What’s odd about Carlotta is that she’s actually one of them – she’s from old money, though the reason for her pulling the wool over the eyes of people within her social stratus is beyond me, and beyond Jolie. It’s never really addressed, except in Jolie’s expansive ruminations.
My first thought upon reading Carlotta’s introduction into the story was that she was the villain, because I could think of no reason why someone as stylish and cultured as she would befriend someone like Jolie so instantly. But Carlotta does, and brings Jolie along under vague pretenses to a party at the High Museum, and gate crashes her way in with Jolie standing open-mouthed beside her. Eventually Jolie relaxes and has fun, but afterward she’s not really able to talk about the experience to her friend Leann because “[s]he didn’t want to admit she’d been bamboozled into being bad.” (Bond 86)
The party crashing becomes the crux of Jolie’s moral dilemma, and she spends more time agonizing over that than she does over her decisions whether to tell the police about her suspicions regarding the missing boyfriend. Carlotta purchases couture formal wear and shoes for them from their respective departments, and teaches Jolie secrets as to how to return it all in pristine condition so they get a full refund. How Neiman’s doesn’t catch on to he high number of employee purchases and returns on their accounts is beyond me.
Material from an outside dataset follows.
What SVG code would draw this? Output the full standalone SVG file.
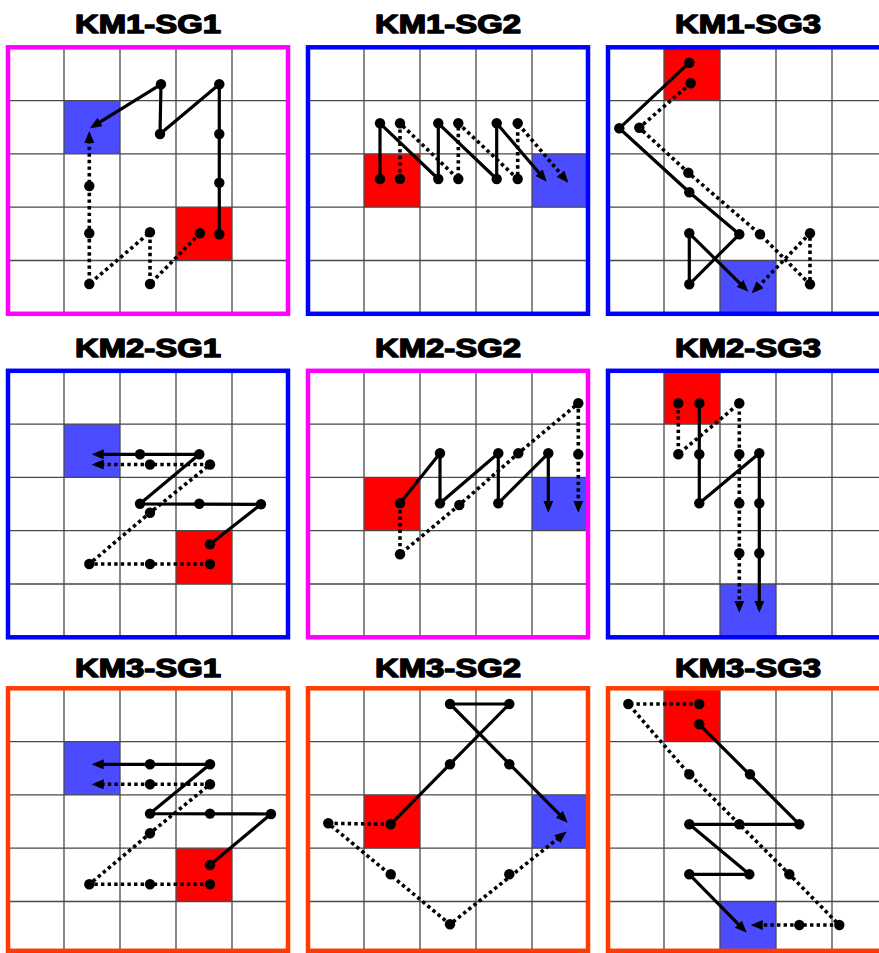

Jolie has a horrible time managing her guilt over the swindling of this multibillion dollar department store, and makes occasional comments about how their behavior isn’t “right.” This bugged the ever living shit out of me because there were so many larger issues at hand, from missing, possibly dead boyfriend, to his car being fished out of the river with a dead chick in it, to finding herself in potential danger from either the boyfriend or someone else, and she’s fixated on whether her moral values can handle Carlotta’s purchase of some Manolo’s for the Museum party when she has every intention of returning them. It’s like watching a church burning down and wondering if using the holy water to put out some of the blaze would be a mortal or a venal sin.
Meanwhile, all the party crashing has brought Jolie into contact with some very interesting people, beginning with Carlotta, and expanding to include former business associates of her missing boyfriend, and the very eligible bachelor, Beck, who not only remembers her from being pummeled with a cascade of shoeboxes at Neiman’s while shopping with his sister, but recognizes her through a variety of disguises. Beck starts attending a lot of social events to catch sight of Jolie, though his fascination with her is really never adequately explained, even by Beck himself. He makes several attempts to do so, and each one comes out false and wooden, as if he’s saying the right words at the right moment so Jolie (or I, the reader) will believe his truehearted intentions.
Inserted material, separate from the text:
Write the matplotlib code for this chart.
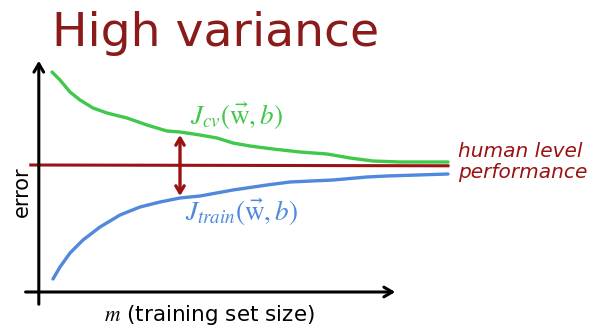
import numpy as np
import matplotlib.pyplot as plt

# values, in units where m axis origin = 0
cv_m = [0.35, 0.55, 0.8, 1.05, 1.375, 1.725, 2.225, 2.725, 3.225, 3.55, 4.05, 4.475,
        4.875, 5.3, 5.875, 6.55, 7.225, 7.8, 8.375, 9.05, 10.25]
cv_err = [2.20, 2.12, 2.00, 1.92, 1.84, 1.79, 1.74, 1.67, 1.61, 1.60, 1.57, 1.54,
          1.49, 1.46, 1.43, 1.40, 1.38, 1.34, 1.31, 1.30, 1.30]

train_m = [0.375, 0.55, 0.8, 1.125, 1.55, 2.05, 2.55, 3.05, 3.55, 4.05, 4.875, 5.725,
           6.3, 7.375, 8.225, 8.725, 10.25]
train_err = [0.13, 0.25, 0.39, 0.52, 0.65, 0.77, 0.85, 0.90, 0.94, 0.96, 1.02, 1.07,
             1.10, 1.12, 1.15, 1.16, 1.18]

human_m = [-0.18, 10.25]
human_err = [1.27, 1.262]

gap_m = 3.55
gap_err = [1.57, 0.96]

red = '#9b1212'
green = '#3fc84a'
blue = '#4f88dc'

fig = plt.figure(figsize=(5.99, 3.33), dpi=100)
ax = fig.add_axes([0, 0, 1, 1])
ax.set_xlim(-38 / 40, (599 - 38) / 40)
ax.set_ylim(-0.41, 2.92)
ax.axis('off')

# axes arrows
ax.annotate('', xy=(0.02, 2.34), xytext=(0.02, -0.15),
            arrowprops=dict(arrowstyle='->,head_length=0.6,head_width=0.35', color='black', lw=2.2))
ax.annotate('', xy=(9.0, 0.0), xytext=(-0.38, 0.0),
            arrowprops=dict(arrowstyle='->,head_length=0.6,head_width=0.35', color='black', lw=2.2))

ax.plot(cv_m, cv_err, color=green, lw=2.4, solid_capstyle='round', solid_joinstyle='round')
ax.plot(train_m, train_err, color=blue, lw=2.4, solid_capstyle='round', solid_joinstyle='round')
ax.plot(human_m, human_err, color=red, lw=2.2)

ax.annotate('', xy=(gap_m, gap_err[0]), xytext=(gap_m, gap_err[1]),
            arrowprops=dict(arrowstyle='<->,head_length=0.5,head_width=0.3', color=red, lw=2.4,
                            shrinkA=0, shrinkB=0))

plt.rcParams['mathtext.fontset'] = 'stix'
ax.text(3.8, 1.76, r'$J_{cv}(\vec{\mathrm{w}}, b)$', color=green, fontsize=19.5, va='center', ha='left')
ax.text(3.68, 0.80, r'$J_{train}(\vec{\mathrm{w}}, b)$', color=blue, fontsize=19.5, va='center', ha='left')

ax.text(10.5, 1.30, 'human level\nperformance', color=red, fontsize=14.5, style='italic',
        va='center', ha='left', linespacing=1.1)

fig.text(52 / 599, 1 - 33 / 333, 'High variance', color='#8b1a1a', fontsize=34,
         va='center', ha='left')

ax.text(-0.4, 1.0, 'error', rotation=90, fontsize=15, va='center', ha='center')
ax.text(1.65, -0.23, r'$m$ (training set size)', fontsize=15.5, va='center', ha='left')

fig.savefig('out.png', dpi=100)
For a romance, which I don’t know that this book really was, there was a complete lack of character development for the hero. Beck was as one-dimensional as many of the supporting characters. He was rich, his father owned a media empire, he was protective of his sister and he called in favors to keep Jolie’s increasing scandal out of the media as much as possible. Ok, great traits, but what about Jolie? He repeatedly tried to help her when she looked alarmed and close to tears about something, and he recognized her when even people who knew her well, such as her former boss, were fooled. When things got particularly hairy, he bailed her out by calling in more favors. He was a regular white knight in beat-up flipflops, with an altruistic heart and a bank account to make one swoon.
He’s hot. He’s rich. He’s disillusioned with the pretense of wealth. He thinks it’s hilarious that she crashes parties he’d rather not have to go to. He’s hot – and rich, did I mention? And he has about three or four modes, like those faces you can hang on your cubicle wall to tell the office, which is made up of people who don’t give a crap anyway, how you are feeling today. Beck is compassionate and concerned. Beck is horny. Beck is using his influence to help you. Beck is ardent.
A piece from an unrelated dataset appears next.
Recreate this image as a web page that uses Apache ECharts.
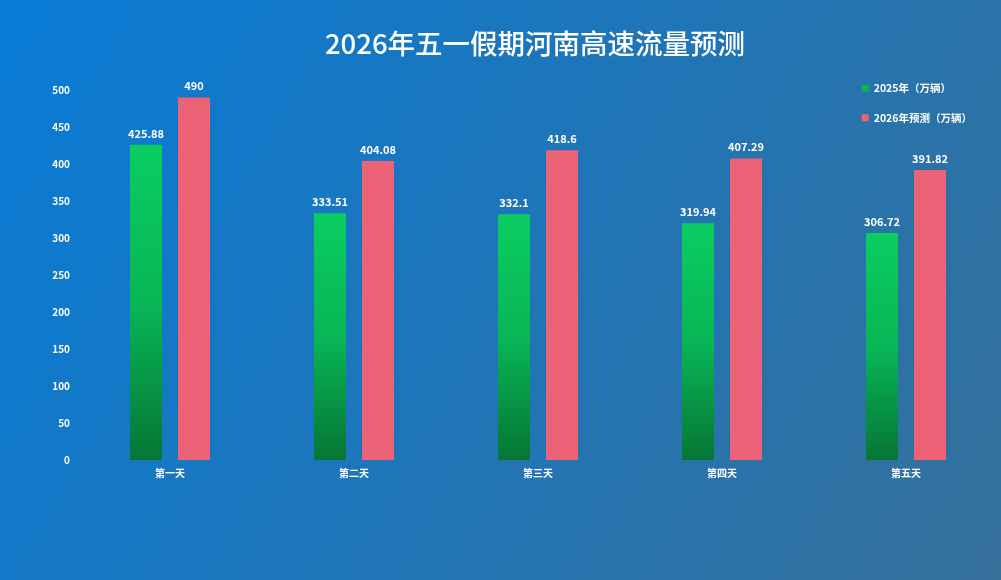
<!DOCTYPE html>
<html>
<head>
<meta charset="utf-8">
<title>2026年五一假期河南高速流量预测</title>
<script src="https://cdn.jsdelivr.net/npm/echarts@6/dist/echarts.min.js"></script>
<style>
  html, body { margin: 0; padding: 0; }
  #chart { width: 1001px; height: 580px; }
</style>
</head>
<body>
<div id="chart"></div>
<script>
// data
const days = ['第一天', '第二天', '第三天', '第四天', '第五天'];
const flow2025 = [425.88, 333.51, 332.1, 319.94, 306.72];
const forecast2026 = [490, 404.08, 418.6, 407.29, 391.82];
const yTicks = [0, 50, 100, 150, 200, 250, 300, 350, 400, 450, 500];

const font = '"Noto Sans CJK SC", "Noto Sans", sans-serif';

let myChart = echarts.init(document.getElementById('chart'));

const option = {
  backgroundColor: new echarts.graphic.LinearGradient(0, 0, 1, 1, [
    { offset: 0, color: '#087bd6' },
    { offset: 1, color: '#35709a' },
  ]),
  textStyle: { fontFamily: font },
  title: {
    text: '2026年五一假期河南高速流量预测',
    left: 530,
    textAlign: 'center',
    top: 25,
    textStyle: { color: '#ffffff', fontSize: 27.5, fontWeight: 500, fontFamily: font },
  },
  legend: {
    orient: 'vertical',
    right: 24,
    top: 78,
    itemGap: 19,
    itemWidth: 7,
    itemHeight: 7,
    icon: 'rect',
    textStyle: { color: '#ffffff', fontSize: 10.5, fontWeight: 'bold', fontFamily: font },
    data: [
      { name: '2025年（万辆）', itemStyle: { color: '#0bb64f' } },
      { name: '2026年预测（万辆）', itemStyle: { color: '#ec6277' } },
    ],
  },
  grid: { left: 78, right: 3, top: 90, bottom: 120 },
  xAxis: {
    type: 'category',
    data: days,
    axisLine: { show: false },
    axisTick: { show: false },
    axisLabel: { color: '#ffffff', fontSize: 10, fontWeight: 'bold', margin: 8 },
  },
  yAxis: {
    type: 'value',
    min: yTicks[0],
    max: yTicks[yTicks.length - 1],
    interval: 50,
    splitLine: { show: false },
    axisLine: { show: false },
    axisTick: { show: false },
    axisLabel: { color: '#ffffff', fontSize: 10, fontWeight: 'bold', margin: 8 },
  },
  series: [
    {
      name: '2025年（万辆）',
      type: 'bar',
      data: flow2025,
      barWidth: 32,
      barGap: '50%',
      itemStyle: {
        color: new echarts.graphic.LinearGradient(0, 0, 0, 1, [
          { offset: 0, color: '#0acd62' },
          { offset: 0.5, color: '#08b656' },
          { offset: 1, color: '#067636' },
        ]),
      },
      label: {
        show: true,
        position: 'top',
        distance: 6,
        color: '#ffffff',
        fontSize: 11,
        fontWeight: 'bold',
      },
    },
    {
      name: '2026年预测（万辆）',
      type: 'bar',
      data: forecast2026,
      barWidth: 32,
      itemStyle: { color: '#ec6277' },
      label: {
        show: true,
        position: 'top',
        distance: 6,
        color: '#ffffff',
        fontSize: 11,
        fontWeight: 'bold',
      },
    },
  ],
};

myChart.setOption(option);
</script>
</body>
</html>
The man had the emotional depth of an eggshell. He certainly didn’t make me swoon. I was curious how he had that effect on Jolie, because I found his instant concern for her, and the extremes that he went to protect her immediately after meeting her, a little conspicuous. He did take any emotional risks to be with her, and didn’t change or grow, except he bought more shoes as an excuse to see her again. But he wasn’t a hero equal to the heroine; he was a convenient hero. He was hot, he was rich, he was charming, and he was there.
However, I don’t envy Bond the task she set up for herself in this book. It’s not easy to write about a heroine who needs to be involved enough with the missing boyfriend to care about where he is, and yet have enough reservations about that relationship that she won’t beat herself with the Prada shoes when she realizes she has the hots for the new man in her life. She has to care enough to keep looking, but not care so much that she turns down Mr. Hotty McMeanttoBe.
It was almost at times as if she was searching for her brother, only with a lot less personal angst. Just as I never understood what was so interesting about Beck, I never understood what she saw in Gary, the missing dude. It had to be hard to balance Jolie’s affection for and desire to find out what happened to her boyfriend, while at the same time introducing a more appropriate love interest in her life. Gary was a big part of the mystery. Was he bad? Was he not so bad but mixed up with bad people? How did he end up with these people in the first place? And did he care about Jolie or was he using her? Was he kidnapped by aliens? Did he run off in a pair of high-heeled Via Spigas and wear his feet down to stubby ankle bones with the pain of it? How do women walk in those shoes, anyway?
There are a lot of dropped storylines, or false leads that didn’t add to the plot so much as confuse me as to why they were never developed. For example, Carlotta’s brother is mentioned at least a dozen times as the source of her party-crashing equipment, but the reader never meets him. Carlotta also has some problems of her own that are neatly tied up at the end, without ever showing any true angst on Carlotta’s part to indicate how severe or how superficial these problems were.
But by far the one part of this book that made me drop a whole letter grade was the sex scene. This was the most antiseptic sex scene ever. It was almost as if Beck turned to her with a gleam in his eye and a woody in his pants and said, “Female, do you wish to have sex relations?”
This was the essence of life: a magnificent man, and hormones run amok…. Determined to be more participatory than a hat, Jolie returned the favor with equal consideration, then after a few mental calculations regarding expansion, contraction, and overage, she straddled him in what proved to be a gradual yet successful maneuver.
I’m not sure what the goal was here, perhaps an allusion to her real estate career, but this was the height of the many, many times in the last 100 pages I asked, silently, “Are you kidding me?” Overage? It’s humpity humpy hump, not calculus.
By the time I finished reading this book – and it was a fast-paced read that took me about 2 days to and from NYC – I had folded the corner of so many pages of questionable plot twists, bizarre character development, and kooky dialogue that the book looked like it had shark teeth when I fanned it open.
I really wanted to like this book, because the idea of crashing elite parties and mixing with the guests just for the hell of it seemed so outlandish and fun – and the possibilities for romantic suspense in a setup where the main character is dressing up in couture shoes and fashions to sneak into these events are just endless. But a boring heroine, a facetless hero, and a few too many dropped storylines with herrings that weren’t so much red as they were grey, made the resolution to that adventurous start conclude in a bland and tasteless fashion.